HVI: Built for DVIR Compliance and Fleet Operations

HVI's digital inspection platform was purpose-built for heavy vehicle inspection compliance. It delivers every Must-Have, High Value, and Differentiator capability listed above in a single mobile app — plus fleet-wide dashboards, CSA score tracking, and maintenance integration. Whether you run 5 trucks or 500, HVI transforms your DVIR process from a paper headache into a competitive advantage.

The DVIR: Your Fleet's Most Valuable 5 Minutes

A properly executed DVIR takes 5-10 minutes with digital tools — and those minutes create the documentation chain that protects your drivers, your DOT compliance, your CSA scores, your insurance premiums, and your defense in litigation. With FMCSA's 2025 eDVIR rulemaking formalizing electronic records and the CSA overhaul making "Driver Observed" violations a separate scoring category, the quality and consistency of your DVIR program has never been more visible or more consequential. Make it digital. Make it thorough. Make it every day.

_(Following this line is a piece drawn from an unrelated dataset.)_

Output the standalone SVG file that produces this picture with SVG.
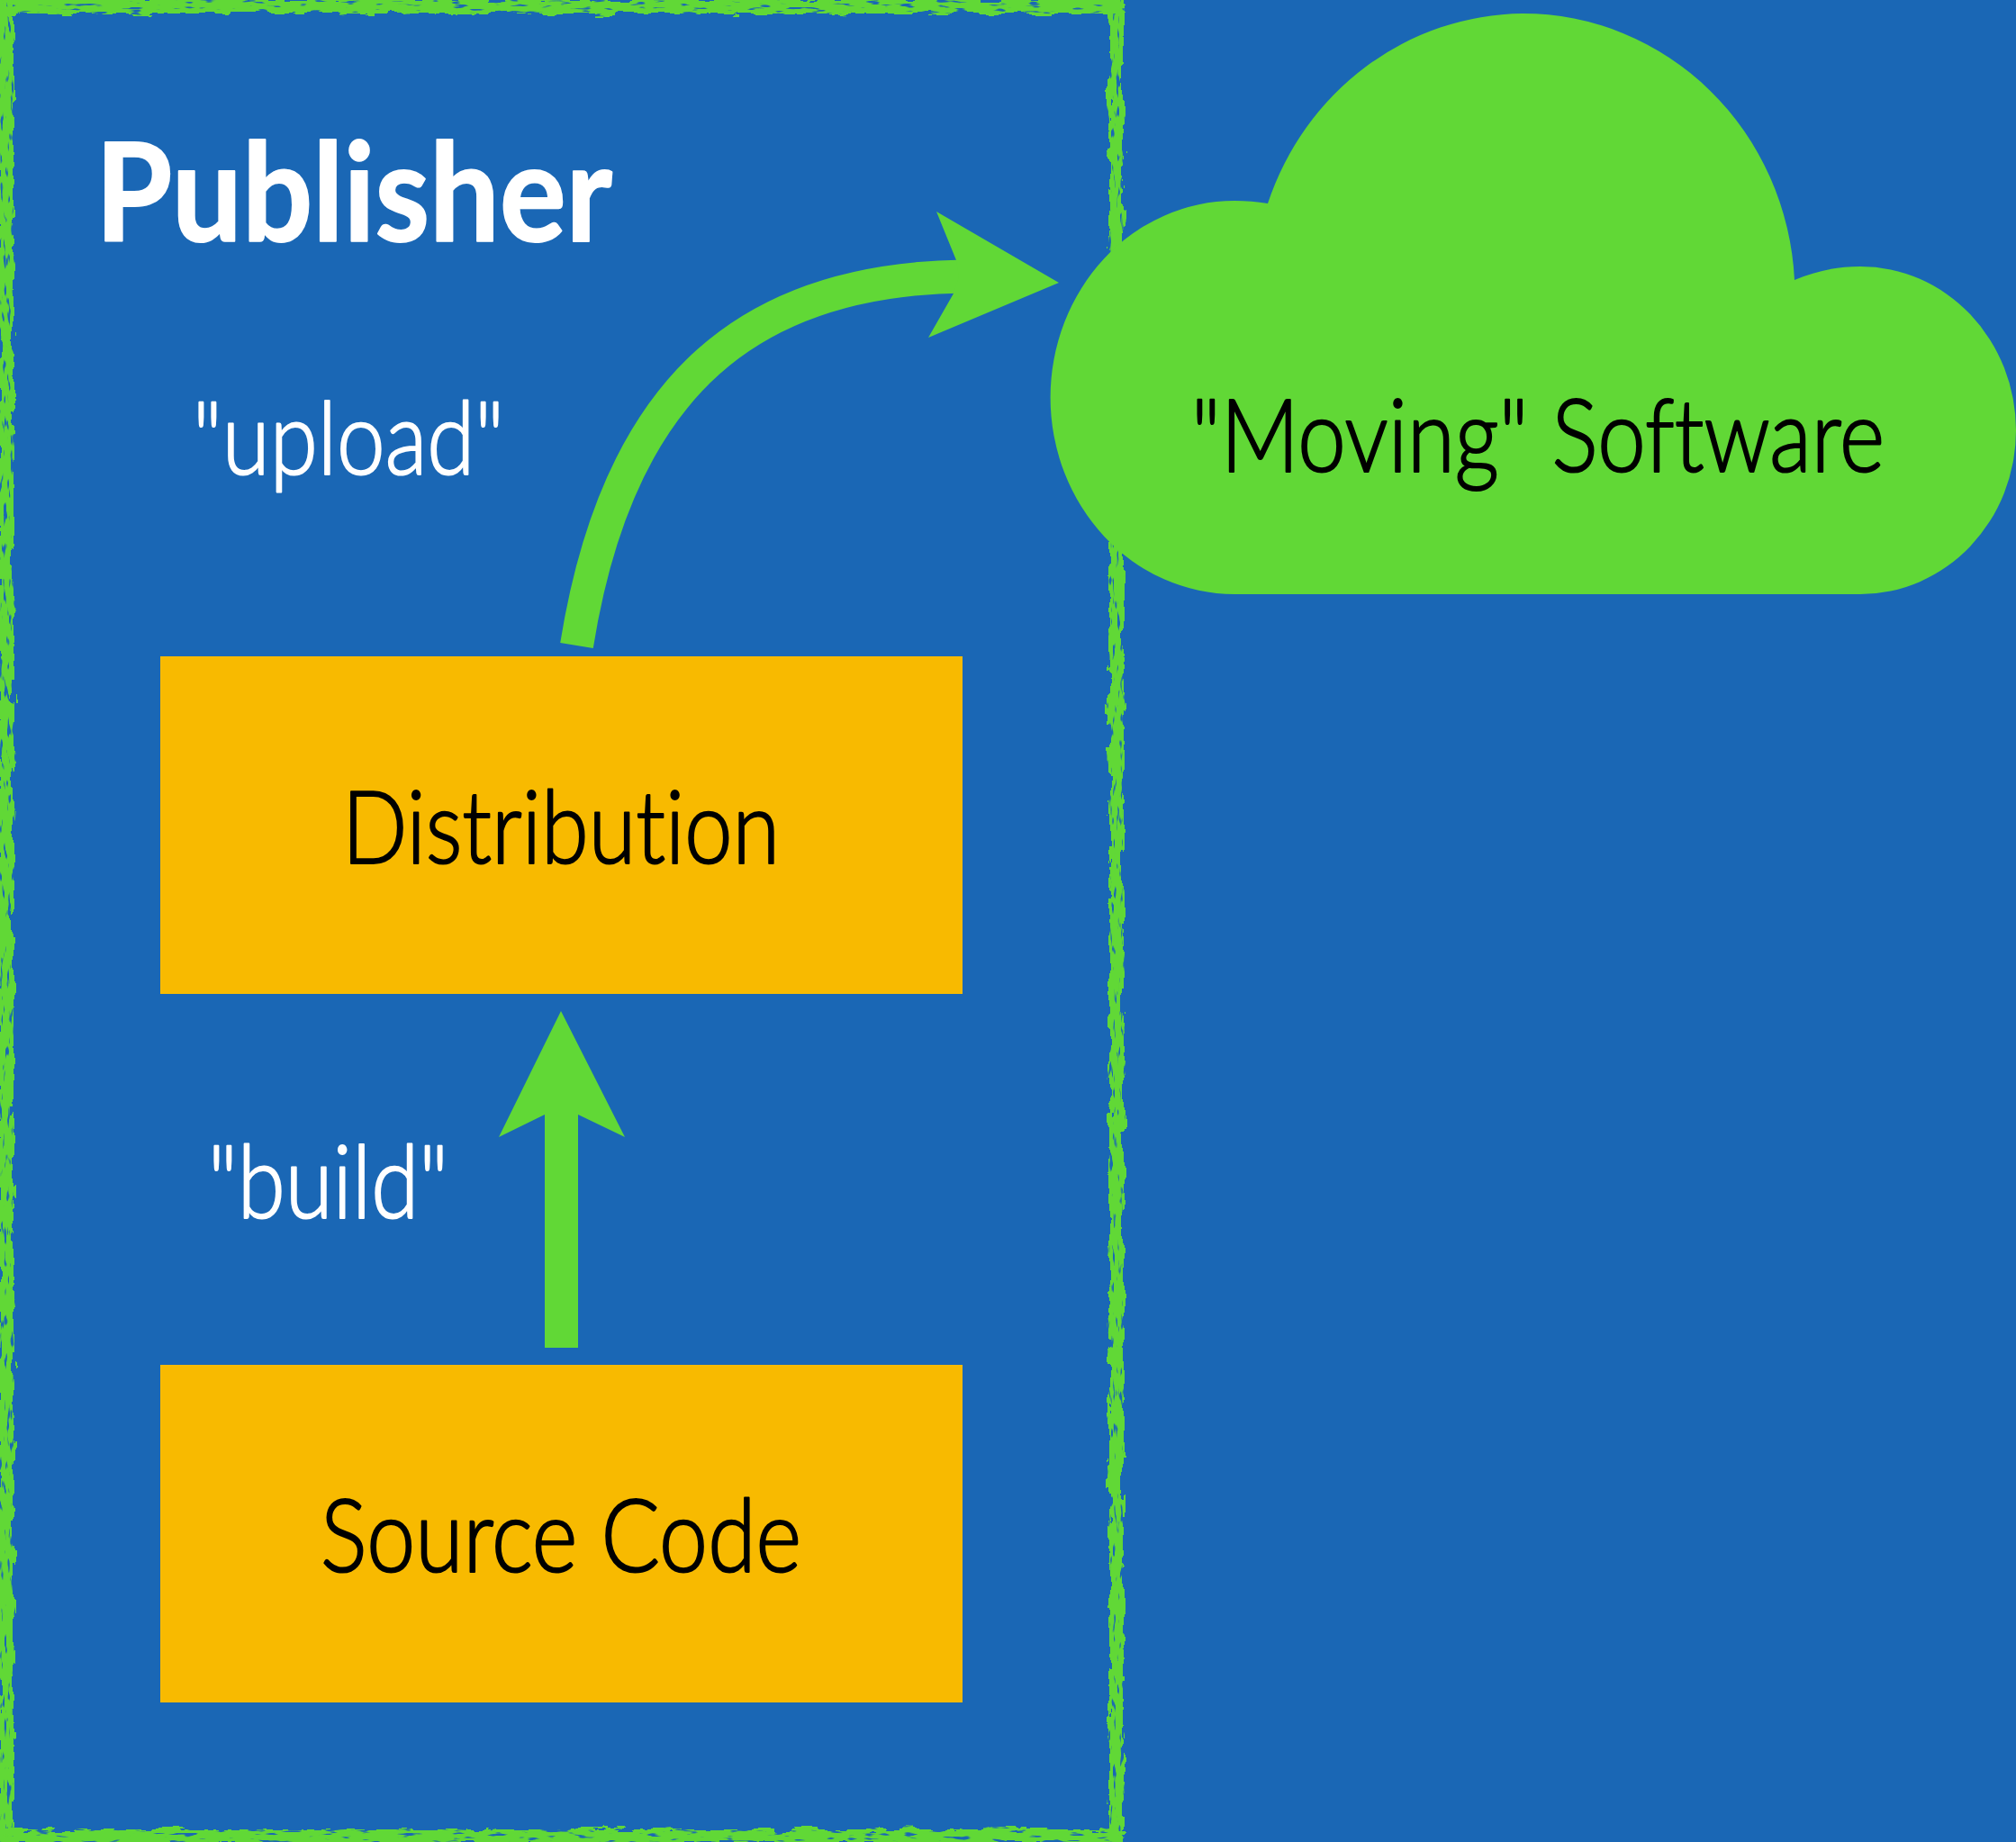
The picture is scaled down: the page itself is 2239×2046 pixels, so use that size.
<svg xmlns="http://www.w3.org/2000/svg" width="2239" height="2046" viewBox="0 0 2239 2046">
<style>
.t{font-family:"Lato","Noto Sans",sans-serif;font-size:112px;font-weight:300;stroke-width:2.2px;stroke-linejoin:round;font-variant-ligatures:none}
.w{fill:#fff;stroke:#fff}
.k{fill:#000;stroke:#000}
.h{font-size:151px;font-weight:700;stroke-width:2px}
.g{fill:#61d836}
.box{fill:#f8ba00}
.edge{stroke:#61d836;stroke-width:16px;fill:none;stroke-linecap:square}
</style>
<defs>
<filter id="roughV" filterUnits="userSpaceOnUse" x="-30" y="-30" width="2300" height="2110" color-interpolation-filters="sRGB">
<feTurbulence type="fractalNoise" baseFrequency="0.12 0.035" numOctaves="3" seed="7" result="n"/>
<feDisplacementMap in="SourceGraphic" in2="n" scale="14" xChannelSelector="R" yChannelSelector="G" result="d"/>
<feTurbulence type="fractalNoise" baseFrequency="0.25 0.05" numOctaves="2" seed="21"/>
<feColorMatrix type="matrix" values="0 0 0 0 0 0 0 0 0 0 0 0 0 0 0 9 0 0 0 -2.4"/>
<feComposite in="d" operator="in"/>
</filter>
<filter id="roughH" filterUnits="userSpaceOnUse" x="-30" y="-30" width="2300" height="2110" color-interpolation-filters="sRGB">
<feTurbulence type="fractalNoise" baseFrequency="0.035 0.12" numOctaves="3" seed="11" result="n"/>
<feDisplacementMap in="SourceGraphic" in2="n" scale="14" xChannelSelector="R" yChannelSelector="G" result="d"/>
<feTurbulence type="fractalNoise" baseFrequency="0.05 0.25" numOctaves="2" seed="33"/>
<feColorMatrix type="matrix" values="0 0 0 0 0 0 0 0 0 0 0 0 0 0 0 9 0 0 0 -2.4"/>
<feComposite in="d" operator="in"/>
</filter>
</defs>
<rect id="background" width="2239" height="2046" fill="#1a67b5"/>
<g id="publisher">
<path class="edge" filter="url(#roughV)" d="M7 0V2046M1240 0V2046"/>
<path class="edge" filter="url(#roughH)" d="M0 7H1240M0 2040H1240"/>
<text class="t w h" x="106" y="268" textLength="574" lengthAdjust="spacingAndGlyphs">Publisher</text>
</g>
<g id="cloud">
<path class="g" d="M1408 226A302 312 0 0 1 1691 15A302 312 0 0 1 1993 311C2017 301 2040 296 2066 296A173 182 0 0 1 2066 660L1371 660A204 218 0 0 1 1371 223C1384 223 1396 224 1408 226Z"/>
<text class="t k" x="1323" y="524" textLength="770" lengthAdjust="spacingAndGlyphs">"Moving" Software</text>
</g>
<g id="distribution">
<rect class="box" x="178" y="729" width="891" height="375"/>
<text class="t k" x="380" y="959" textLength="486" lengthAdjust="spacingAndGlyphs">Distribution</text>
</g>
<g id="source-code">
<rect class="box" x="178" y="1516" width="891" height="375"/>
<text class="t k" x="356" y="1746" textLength="534" lengthAdjust="spacingAndGlyphs">Source Code</text>
</g>
<g id="connectors">
<path class="g" d="M605 1497V1238L554 1263L623 1123L694 1263L642 1238V1497Z"/>
<path fill="none" stroke="#61d836" stroke-width="37" d="M640.500 717C688 420 840 310 1070 307"/>
<path class="g" d="M1176 314L1031 375L1059 326L1065 307L1062 289L1040 235Z"/>
</g>
<text class="t w" x="214" y="527" textLength="346" lengthAdjust="spacingAndGlyphs">"upload"</text>
<text class="t w" x="231" y="1353" textLength="267" lengthAdjust="spacingAndGlyphs">"build"</text>
</svg>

Frequently Asked Questions

Q: Is a DVIR required every day?
For property-carrying CMVs, a DVIR is required only when defects are found (since 2014 rule change). For passenger-carrying CMVs, the same rule applies since 2020. However, most carriers require daily DVIRs regardless of defect status as company policy — this is a strong best practice for audit defense and proactive maintenance.
Q: Can I complete a DVIR electronically?
Yes. Electronic DVIRs have been permissible under 49 CFR 390.32 since 2018. FMCSA's May 2025 NPRM (docket FMCSA-2025-0115) proposes adding explicit eDVIR authorization to §396.11 and §396.13. Electronic signatures, cloud storage, and mobile submission are all compliant. Start free with HVI's eDVIR platform.
Q: Is a DVIR the same as a pre-trip inspection?
No. A pre-trip inspection (§392.7) is the physical act of checking the vehicle before driving — no written report required by federal law. A DVIR (§396.11) is the written report submitted at end of day documenting defects found. Pre-trip is the inspection. DVIR is the documentation. They serve different regulatory purposes at different times of day.
Q: Who must sign a DVIR?
Up to three signatures are required: (1) the driver who prepared the report, (2) the carrier official or mechanic who certifies repairs are complete (or unnecessary), and (3) the next driver who reviews the DVIR and acknowledges the repair status before operating the vehicle. All three can be electronic signatures.
Q: How long must DVIRs be retained?
Carriers must retain the original DVIR, repair certification, and driver review acknowledgment for 3 months from the report date. For roadside inspection reports showing out-of-service violations, retention extends to 12 months. Digital storage makes retention automatic and retrieval instant for audits.
Q: What are the penalties for DVIR violations?
Civil penalties include up to $1,270/day for failing to complete a required DVIR, up to $12,700 for falsifying records, and up to $15,420 for failing to repair documented defects. Beyond direct fines, violations impact CSA BASIC scores, trigger additional audits, increase insurance premiums, and create significant litigation exposure.
Q: Are single-vehicle carriers exempt from DVIRs?
Yes. Companies operating only one CMV are exempt from the DVIR requirement under §396.11. Other exemptions include private motor carriers of passengers (non-business), driveaway-towaway operations, and intermodal equipment (which has separate rules under §396.11(b)). Even exempt carriers should consider voluntary DVIRs for liability protection.